### Exercise aim:
Exactly the lines from the start of the data below through the line that contains "var fixedDesign = [77.7, 88.5, 77.7, 103.5];" are to be copied, with pictures left out.

### Supplied information:
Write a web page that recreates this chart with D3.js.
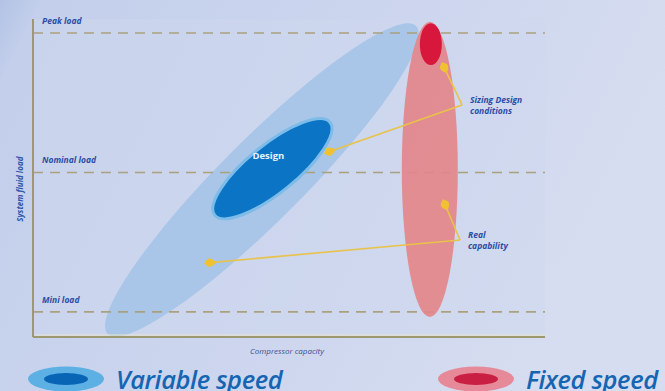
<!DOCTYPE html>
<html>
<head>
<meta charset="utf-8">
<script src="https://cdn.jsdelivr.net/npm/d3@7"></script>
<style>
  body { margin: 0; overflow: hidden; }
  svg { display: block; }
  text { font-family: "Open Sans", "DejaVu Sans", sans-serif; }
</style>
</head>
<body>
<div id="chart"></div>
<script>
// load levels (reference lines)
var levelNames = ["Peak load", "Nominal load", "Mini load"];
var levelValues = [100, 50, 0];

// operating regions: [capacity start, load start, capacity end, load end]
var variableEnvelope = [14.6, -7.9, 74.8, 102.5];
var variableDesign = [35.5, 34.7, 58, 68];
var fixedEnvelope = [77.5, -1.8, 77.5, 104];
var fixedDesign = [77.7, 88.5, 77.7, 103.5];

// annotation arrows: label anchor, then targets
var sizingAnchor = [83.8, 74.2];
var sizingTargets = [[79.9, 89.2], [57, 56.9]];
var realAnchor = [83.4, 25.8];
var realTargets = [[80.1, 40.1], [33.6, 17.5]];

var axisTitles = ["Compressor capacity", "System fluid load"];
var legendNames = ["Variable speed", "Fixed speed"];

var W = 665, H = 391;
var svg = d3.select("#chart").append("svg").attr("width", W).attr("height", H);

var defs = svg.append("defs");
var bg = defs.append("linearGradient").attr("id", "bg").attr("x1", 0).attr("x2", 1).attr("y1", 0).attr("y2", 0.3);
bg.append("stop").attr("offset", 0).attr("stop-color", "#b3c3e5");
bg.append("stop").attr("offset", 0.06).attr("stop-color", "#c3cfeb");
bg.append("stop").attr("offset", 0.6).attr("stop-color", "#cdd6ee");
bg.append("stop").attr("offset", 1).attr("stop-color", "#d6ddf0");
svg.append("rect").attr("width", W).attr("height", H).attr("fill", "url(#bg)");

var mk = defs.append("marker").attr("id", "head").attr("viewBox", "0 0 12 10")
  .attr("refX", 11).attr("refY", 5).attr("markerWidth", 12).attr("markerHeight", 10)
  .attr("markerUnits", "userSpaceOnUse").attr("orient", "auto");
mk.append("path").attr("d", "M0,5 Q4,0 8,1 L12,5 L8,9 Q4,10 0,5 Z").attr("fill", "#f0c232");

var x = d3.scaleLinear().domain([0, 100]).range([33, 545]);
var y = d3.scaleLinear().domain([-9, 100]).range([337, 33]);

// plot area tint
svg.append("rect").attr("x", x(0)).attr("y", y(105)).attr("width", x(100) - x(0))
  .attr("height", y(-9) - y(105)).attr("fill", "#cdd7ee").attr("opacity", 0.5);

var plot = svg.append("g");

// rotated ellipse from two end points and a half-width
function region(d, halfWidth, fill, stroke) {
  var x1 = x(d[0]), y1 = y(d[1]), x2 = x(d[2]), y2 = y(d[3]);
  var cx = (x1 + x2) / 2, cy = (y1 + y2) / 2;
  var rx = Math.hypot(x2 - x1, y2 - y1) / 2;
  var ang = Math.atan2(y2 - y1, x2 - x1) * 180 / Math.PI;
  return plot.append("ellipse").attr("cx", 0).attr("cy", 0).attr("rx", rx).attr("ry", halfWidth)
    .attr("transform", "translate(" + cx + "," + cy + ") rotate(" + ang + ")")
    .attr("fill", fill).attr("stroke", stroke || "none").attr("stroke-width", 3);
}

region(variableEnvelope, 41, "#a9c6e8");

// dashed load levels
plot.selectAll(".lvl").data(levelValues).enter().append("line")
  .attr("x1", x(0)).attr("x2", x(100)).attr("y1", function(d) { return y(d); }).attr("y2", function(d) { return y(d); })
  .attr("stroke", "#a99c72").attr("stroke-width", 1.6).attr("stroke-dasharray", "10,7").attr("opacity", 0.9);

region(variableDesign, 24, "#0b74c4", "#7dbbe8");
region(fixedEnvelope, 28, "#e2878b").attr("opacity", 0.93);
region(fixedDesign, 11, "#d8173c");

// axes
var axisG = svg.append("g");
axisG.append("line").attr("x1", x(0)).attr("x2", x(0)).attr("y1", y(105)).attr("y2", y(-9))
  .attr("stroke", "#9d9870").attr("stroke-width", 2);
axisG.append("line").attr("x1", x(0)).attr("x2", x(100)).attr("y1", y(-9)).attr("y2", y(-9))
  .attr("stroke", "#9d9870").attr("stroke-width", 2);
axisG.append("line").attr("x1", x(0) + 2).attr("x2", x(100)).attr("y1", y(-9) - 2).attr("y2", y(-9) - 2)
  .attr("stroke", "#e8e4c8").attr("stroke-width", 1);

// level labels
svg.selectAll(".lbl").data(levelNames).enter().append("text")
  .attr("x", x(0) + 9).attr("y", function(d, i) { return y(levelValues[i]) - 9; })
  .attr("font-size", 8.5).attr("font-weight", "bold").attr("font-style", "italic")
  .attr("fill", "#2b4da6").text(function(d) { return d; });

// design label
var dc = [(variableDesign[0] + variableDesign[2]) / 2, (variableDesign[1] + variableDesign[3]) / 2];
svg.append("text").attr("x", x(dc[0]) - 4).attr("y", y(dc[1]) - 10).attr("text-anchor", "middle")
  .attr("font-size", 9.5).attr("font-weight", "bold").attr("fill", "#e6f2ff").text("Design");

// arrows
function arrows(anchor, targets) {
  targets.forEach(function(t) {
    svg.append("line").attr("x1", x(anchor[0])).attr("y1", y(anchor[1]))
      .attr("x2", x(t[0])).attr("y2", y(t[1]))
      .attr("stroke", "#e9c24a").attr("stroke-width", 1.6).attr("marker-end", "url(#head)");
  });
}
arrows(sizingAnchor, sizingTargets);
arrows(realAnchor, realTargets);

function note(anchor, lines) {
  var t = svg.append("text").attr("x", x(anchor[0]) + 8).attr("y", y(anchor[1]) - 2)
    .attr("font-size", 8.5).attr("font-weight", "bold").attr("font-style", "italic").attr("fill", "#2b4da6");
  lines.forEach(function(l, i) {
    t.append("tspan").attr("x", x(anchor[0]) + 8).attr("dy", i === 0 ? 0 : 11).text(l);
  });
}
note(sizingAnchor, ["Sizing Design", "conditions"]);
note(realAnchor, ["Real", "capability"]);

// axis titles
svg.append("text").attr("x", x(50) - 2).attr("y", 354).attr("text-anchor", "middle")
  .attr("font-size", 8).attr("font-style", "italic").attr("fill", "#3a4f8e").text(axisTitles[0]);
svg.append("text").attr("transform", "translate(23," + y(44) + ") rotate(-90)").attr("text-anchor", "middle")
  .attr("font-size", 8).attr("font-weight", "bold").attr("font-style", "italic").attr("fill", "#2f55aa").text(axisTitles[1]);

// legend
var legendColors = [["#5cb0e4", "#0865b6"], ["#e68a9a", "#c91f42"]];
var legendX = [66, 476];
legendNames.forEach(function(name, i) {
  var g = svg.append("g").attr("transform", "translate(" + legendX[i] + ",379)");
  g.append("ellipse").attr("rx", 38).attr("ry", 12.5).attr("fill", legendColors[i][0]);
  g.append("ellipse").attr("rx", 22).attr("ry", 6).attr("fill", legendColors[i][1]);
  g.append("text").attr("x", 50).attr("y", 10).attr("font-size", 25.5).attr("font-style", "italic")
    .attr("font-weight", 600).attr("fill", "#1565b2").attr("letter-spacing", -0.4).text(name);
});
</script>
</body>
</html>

### Exercise response:
Write a web page that recreates this chart with D3.js.
<!DOCTYPE html>
<html>
<head>
<meta charset="utf-8">
<script src="https://cdn.jsdelivr.net/npm/d3@7"></script>
<style>
  body { margin: 0; overflow: hidden; }
  svg { display: block; }
  text { font-family: "Open Sans", "DejaVu Sans", sans-serif; }
</style>
</head>
<body>
<div id="chart"></div>
<script>
// load levels (reference lines)
var levelNames = ["Peak load", "Nominal load", "Mini load"];
var levelValues = [100, 50, 0];

// operating regions: [capacity start, load start, capacity end, load end]
var variableEnvelope = [14.6, -7.9, 74.8, 102.5];
var variableDesign = [35.5, 34.7, 58, 68];
var fixedEnvelope = [77.5, -1.8, 77.5, 104];
var fixedDesign = [77.7, 88.5, 77.7, 103.5];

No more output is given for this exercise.